Wissenschaft und Baukultur

Die Bundesstiftung Baukultur hebt hervor, dass die geplanten Maßnahmen nur dann erfolgreich sein könnten, wenn sie mit einer hohen Baukultur und nachhaltigen Stadtentwicklung einhergehen. Die Fachzeitschrift DETAIL gibt zu bedenken, dass urbaner Wohnungsbau nicht nur quantitativ, sondern auch qualitativ hochwertig sein müsse, um langfristig erfolgreich zu sein.

Einordnung

Die Riege der “BauministerInnen” – mit Klara Geywitz gab es in der zurückliegenden Legislaturperiode seit langer Zeit wieder ein rein zuständiges Ministerium; davor war das Bauen u.a. im Innenministerium angegliedert – die die Losung ausgegeben haben “bauen, bauen, bauen”, ist ziemlich lang. Das allein reicht offenbar schon lange nicht aus. Die beiden Top-Herausforderungen für die neue Ministerin sind der (soziale) Wohnungsbau und die Planungsmodalitäten für alle Bauwerke – von der Infrastruktur bis zur Zwei-Zimmer-Wohnung.  Hinzu kommt bei der Stadtplanung das Fitwerden der Städte für oder mit dem Klimawandel. Stichworte hier sind Verschattung, Begrünung und ein wirklich wirksames Regenwassermanagement.

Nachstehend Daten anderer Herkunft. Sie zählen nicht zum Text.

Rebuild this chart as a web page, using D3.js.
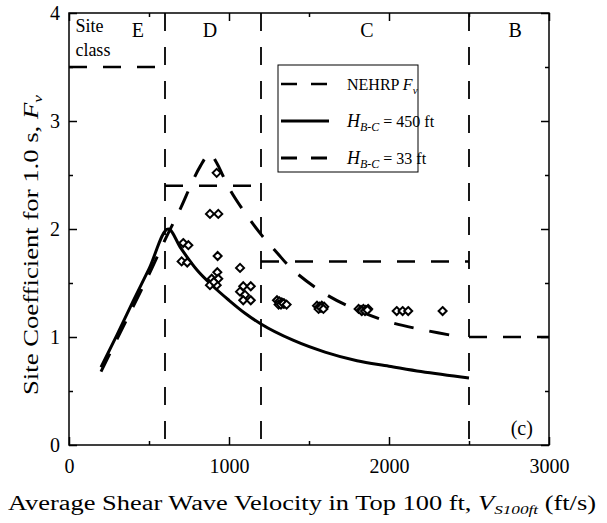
<!DOCTYPE html>
<html>
<head>
<meta charset="utf-8">
<script src="https://cdn.jsdelivr.net/npm/d3@7"></script>
<style>
  body { margin: 0; background: #fff; }
  text { font-family: "Liberation Serif", "Times New Roman", serif; fill: #000; }
</style>
</head>
<body>
<div id="chart"></div>
<script>
// site class boundaries (ft/s) and NEHRP Fv steps
const siteBounds = [600, 1200, 2500];
const siteLabels = ["E", "D", "C", "B"];
const siteLabelX = [431, 881, 1862, 2788];
const nehrpX0 = [0, 600, 1200, 2500];
const nehrpX1 = [600, 1200, 2500, 3000];
const nehrpFv = [3.5, 2.4, 1.7, 1.0];

// H_B-C = 450 ft curve
const h450V = [200, 300, 400, 500, 620, 700, 800, 900, 1000, 1100, 1200, 1400, 1600, 1800, 2000, 2200, 2500];
const h450F = [0.72, 1.02, 1.33, 1.63, 2.0, 1.82, 1.62, 1.47, 1.34, 1.22, 1.12, 0.97, 0.86, 0.78, 0.73, 0.68, 0.62];

// H_B-C = 33 ft curve
const h33V = [200, 300, 400, 500, 600, 700, 760, 820, 880, 920, 1000, 1100, 1200, 1300, 1400, 1600, 1800, 2000, 2200, 2450];
const h33F = [0.68, 0.98, 1.28, 1.58, 1.9, 2.2, 2.4, 2.58, 2.7, 2.62, 2.38, 2.15, 1.95, 1.78, 1.62, 1.4, 1.25, 1.14, 1.07, 1.0];

// data points (diamonds)
const ptV = [714, 746, 704, 739, 929, 927, 892, 933, 881, 923, 905, 923, 881, 933,
  1069, 1089, 1136, 1069, 1100, 1089, 1136,
  1300, 1315, 1330, 1345, 1310, 1325, 1340, 1360,
  1550, 1565, 1580, 1595, 1560, 1575, 1590,
  1810, 1825, 1840, 1855, 1870, 1830, 1850, 1865,
  2048, 2085, 2120, 2335];
const ptF = [1.87, 1.85, 1.70, 1.69, 1.75, 1.60, 1.54, 1.54, 1.48, 1.48, 1.51, 2.52, 2.14, 2.14,
  1.64, 1.47, 1.47, 1.42, 1.39, 1.34, 1.34,
  1.34, 1.33, 1.32, 1.31, 1.30, 1.30, 1.31, 1.30,
  1.29, 1.28, 1.29, 1.28, 1.26, 1.27, 1.26,
  1.26, 1.25, 1.26, 1.25, 1.26, 1.24, 1.24, 1.25,
  1.24, 1.24, 1.24, 1.24];

const xTicks = [0, 1000, 2000, 3000];
const yTicks = [0, 1, 2, 3, 4];

const W = 607, H = 523;
const margin = { left: 69, right: 58, top: 13, bottom: 78 };

const svg = d3.select("#chart").append("svg")
  .attr("width", W).attr("height", H);

const x = d3.scaleLinear().domain([0, 3000]).range([margin.left, W - margin.right]);
const y = d3.scaleLinear().domain([0, 4]).range([H - margin.bottom, margin.top]);

const x0 = x.range()[0], x1 = x.range()[1];
const yb = y.range()[0], yt = y.range()[1];

const DASH = "18,16";

// site class boundaries
svg.append("g").selectAll("line")
  .data(siteBounds).enter().append("line")
  .attr("x1", d => x(d)).attr("x2", d => x(d))
  .attr("y1", yt).attr("y2", yb)
  .attr("stroke", "#000").attr("stroke-width", 1.8)
  .attr("stroke-dasharray", DASH);

// NEHRP Fv steps
svg.append("g").selectAll("line")
  .data(nehrpFv).enter().append("line")
  .attr("x1", (d, i) => x(nehrpX0[i])).attr("x2", (d, i) => x(nehrpX1[i]))
  .attr("y1", d => y(d)).attr("y2", d => y(d))
  .attr("stroke", "#000").attr("stroke-width", 2.5)
  .attr("stroke-dasharray", DASH);

const line = d3.line().x(d => x(d[0])).y(d => y(d[1])).curve(d3.curveMonotoneX);

// H = 450 ft
svg.append("path")
  .datum(h450V.map((v, i) => [v, h450F[i]]))
  .attr("d", line)
  .attr("fill", "none").attr("stroke", "#000").attr("stroke-width", 3);

// H = 33 ft
svg.append("path")
  .datum(h33V.map((v, i) => [v, h33F[i]]))
  .attr("d", d3.line().x(d => x(d[0])).y(d => y(d[1])).curve(d3.curveCatmullRom))
  .attr("fill", "none").attr("stroke", "#000").attr("stroke-width", 3)
  .attr("stroke-dasharray", "20,16");

// diamonds
svg.append("g").selectAll("path")
  .data(ptV).enter().append("path")
  .attr("transform", (d, i) => `translate(${x(d)},${y(ptF[i])})`)
  .attr("d", "M0,-4L4,0L0,4L-4,0Z")
  .attr("fill", "#fff").attr("stroke", "#000").attr("stroke-width", 2);

// frame
svg.append("rect")
  .attr("x", x0).attr("y", yt)
  .attr("width", x1 - x0).attr("height", yb - yt)
  .attr("fill", "none").attr("stroke", "#000").attr("stroke-width", 1.5);

// axes with inward ticks
const xMinor = d3.range(500, 3000, 1000);
const yMinor = d3.range(0.5, 4, 1);

svg.append("g").attr("transform", `translate(0,${yb})`)
  .call(d3.axisBottom(x).tickValues(xTicks).tickSizeInner(-8).tickSizeOuter(0).tickPadding(14).tickFormat(d3.format("d")));
svg.append("g").attr("transform", `translate(0,${yt})`)
  .call(d3.axisTop(x).tickValues(xTicks).tickSizeInner(-8).tickSizeOuter(0).tickFormat(""));
svg.append("g").attr("transform", `translate(${x0},0)`)
  .call(d3.axisLeft(y).tickValues(yTicks).tickSizeInner(-8).tickSizeOuter(0).tickPadding(9).tickFormat(d3.format("d")));
svg.append("g").attr("transform", `translate(${x1},0)`)
  .call(d3.axisRight(y).tickValues(yTicks).tickSizeInner(-8).tickSizeOuter(0).tickFormat(""));

svg.append("g").attr("transform", `translate(0,${yb})`)
  .call(d3.axisBottom(x).tickValues(xMinor).tickSize(-4).tickFormat(""));
svg.append("g").attr("transform", `translate(0,${yt})`)
  .call(d3.axisTop(x).tickValues(xMinor).tickSize(-4).tickFormat(""));
svg.append("g").attr("transform", `translate(${x0},0)`)
  .call(d3.axisLeft(y).tickValues(yMinor).tickSize(-4).tickFormat(""));
svg.append("g").attr("transform", `translate(${x1},0)`)
  .call(d3.axisRight(y).tickValues(yMinor).tickSize(-4).tickFormat(""));

svg.selectAll(".domain").remove();
svg.selectAll(".tick line").attr("stroke", "#000").attr("stroke-width", 1.5);
svg.selectAll(".tick text")
  .style("font-family", '"Liberation Serif", serif')
  .style("font-size", "20px").attr("fill", "#000");

// site class labels
svg.append("text").attr("x", x(40)).attr("y", y(3.82)).style("font-size", "18px").text("Site");
svg.append("text").attr("x", x(40)).attr("y", y(3.6)).style("font-size", "18px").text("class");
svg.append("g").selectAll("text")
  .data(siteLabels).enter().append("text")
  .attr("x", (d, i) => x(siteLabelX[i])).attr("y", y(3.78))
  .attr("text-anchor", "middle").style("font-size", "20px")
  .text(d => d);

// (c) label
svg.append("text").attr("x", x(2830)).attr("y", y(0.09))
  .attr("text-anchor", "middle").style("font-size", "20px").text("(c)");

// legend
const lg = svg.append("g");
lg.append("rect").attr("x", 278).attr("y", 65).attr("width", 140).attr("height", 107)
  .attr("fill", "#fff").attr("stroke", "#000").attr("stroke-width", 1);
const legRows = [
  { dash: "16,14", w: 2.5, main: "NEHRP ", ital: "F", isub: "v" },
  { dash: null, w: 3, sub: "B-C", tail: " = 450 ft" },
  { dash: "16,14", w: 3, sub: "B-C", tail: " = 33 ft" }
];
legRows.forEach((r, i) => {
  const yy = 84 + i * 37;
  const l = lg.append("line").attr("x1", 281).attr("x2", 329).attr("y1", yy).attr("y2", yy)
    .attr("stroke", "#000").attr("stroke-width", r.w);
  if (r.dash) l.attr("stroke-dasharray", r.dash);
  const t = lg.append("text").attr("x", 347).attr("y", yy + 6).style("font-size", "16px");
  if (r.main) {
    t.append("tspan").text(r.main);
    t.append("tspan").style("font-style", "italic").text(r.ital);
    t.append("tspan").style("font-style", "italic").style("font-size", "11px").attr("dy", 4).text(r.isub);
  } else {
    t.append("tspan").style("font-style", "italic").style("font-size", "18px").text("H");
    t.append("tspan").style("font-style", "italic").style("font-size", "12px").attr("dy", 4).text(r.sub);
    t.append("tspan").attr("dy", -4).text(r.tail);
  }
});

// axis titles
const xt = svg.append("text").attr("x", 302).attr("y", 510).attr("text-anchor", "middle")
  .attr("textLength", 588).attr("lengthAdjust", "spacingAndGlyphs")
  .style("font-size", "20px");
xt.append("tspan").text("Average Shear Wave Velocity in Top 100 ft, ");
xt.append("tspan").style("font-style", "italic").text("V");
xt.append("tspan").style("font-style", "italic").style("font-size", "13px").attr("dy", 4).text("S100ft");
xt.append("tspan").attr("dy", -4).text(" (ft/s)");

const yTitle = svg.append("text")
  .attr("transform", `translate(38,${y(2) + 16}) rotate(-90)`)
  .attr("text-anchor", "middle")
  .attr("textLength", 300).attr("lengthAdjust", "spacingAndGlyphs")
  .style("font-size", "20px");
yTitle.append("tspan").text("Site Coefficient for 1.0 s, ");
yTitle.append("tspan").style("font-style", "italic").text("F");
yTitle.append("tspan").style("font-style", "italic").style("font-size", "13px").attr("dy", 4).text("v");
</script>
</body>
</html>
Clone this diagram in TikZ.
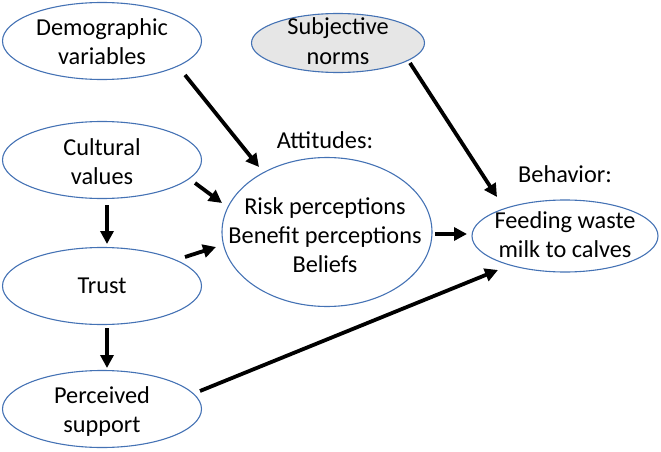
\documentclass[tikz,border=0pt]{standalone}
\usepackage{fontspec}
\setmainfont{Carlito}
\usetikzlibrary{arrows.meta,shapes.geometric}
\definecolor{eblue}{RGB}{68,114,180}
\definecolor{egray}{RGB}{230,230,230}
\newcommand{\mlines}[1]{\begin{tabular}[t]{@{}c@{}}#1\end{tabular}}
\begin{document}
\begin{tikzpicture}[x=1pt,y=-1pt,
  oval/.style={ellipse,draw=eblue,line width=1.1pt,inner sep=0pt},
  txt/.style={anchor=base,inner sep=0pt,font=\fontsize{24.3}{29}\selectfont},
  arr/.style={line width=3.8pt,-{Triangle[length=13pt,width=13pt]}}]
\useasboundingbox (0,0) rectangle (661,452);
% ellipses
\node[oval,minimum width=199pt,minimum height=77pt] (demo) at (102,41) {};
\node[oval,fill=egray,minimum width=173pt,minimum height=59pt] (subj) at (338,43) {};
\node[oval,minimum width=199pt,minimum height=77pt] (cult) at (102,160) {};
\node[oval,minimum width=199pt,minimum height=77pt] (trust) at (102,286) {};
\node[oval,minimum width=199pt,minimum height=77pt] (supp) at (102,409) {};
\node[oval,minimum width=210pt,minimum height=149pt] (att) at (327,232) {};
\node[oval,minimum width=186pt,minimum height=72pt] (beh) at (565,236) {};
% texts
\node[txt] (demot) at (102,36) {\mlines{Demographic\\variables}};
\node[txt] (subjt) at (338,35) {\mlines{Subjective\\norms}};
\node[txt] (cultt) at (102,155) {\mlines{Cultural\\values}};
\node[txt] (trustt) at (102,293) {Trust};
\node[txt] (suppt) at (102,403) {\mlines{Perceived\\support}};
\node[txt] (attt) at (325,214) {\mlines{Risk perceptions\\Benefit perceptions\\Beliefs}};
\node[txt] (beht) at (565,228) {\mlines{Feeding waste\\milk to calves}};
\node[txt] (attl) at (325,148) {Attitudes:};
\node[txt] (behl) at (565,182) {Behavior:};
% connectors
\coordinate (d1) at (185,75); \coordinate (d2) at (259,167);
\coordinate (c1) at (195,183); \coordinate (c2) at (222,203);
\coordinate (c3) at (107,205); \coordinate (c4) at (107,244);
\coordinate (t1) at (185,257); \coordinate (t2) at (216,247);
\coordinate (t3) at (107,328); \coordinate (t4) at (107,368);
\coordinate (p1) at (200,391); \coordinate (p2) at (498,270);
\coordinate (a1) at (435,234); \coordinate (a2) at (467,234);
\coordinate (s1) at (410,63); \coordinate (s2) at (497,197);
\draw[arr] (d1) -- (d2);
\draw[arr] (c1) -- (c2);
\draw[arr] (c3) -- (c4);
\draw[arr] (t1) -- (t2);
\draw[arr] (t3) -- (t4);
\draw[arr] (p1) -- (p2);
\draw[arr] (a1) -- (a2);
\draw[arr] (s1) -- (s2);
\end{tikzpicture}
\end{document}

Der Umgang mit dem Gebäudebestand ist das A&O. Expertinnen und Experten betonen immer wieder, dass Deutschland fertig gebaut ist. Jetzt heißt es, den Bestand zu pflegen, energetisch zu ertüchtigen und vor allem umzunutzen. Leerstand – insbesondere im gewerblichen Umfeld – nutzt niemandem. Der Umbau spart jede Menge sog. graue Energie (Gebäudeerstellung) und nutzt die schon vorhandenen Ressourcen. Den Neubau kann man vereinfachen (Gebäude-Typ E). Aber ohne den Bestand nicht einfacheren Regeln zu unterwerfen, wird es nicht gehen.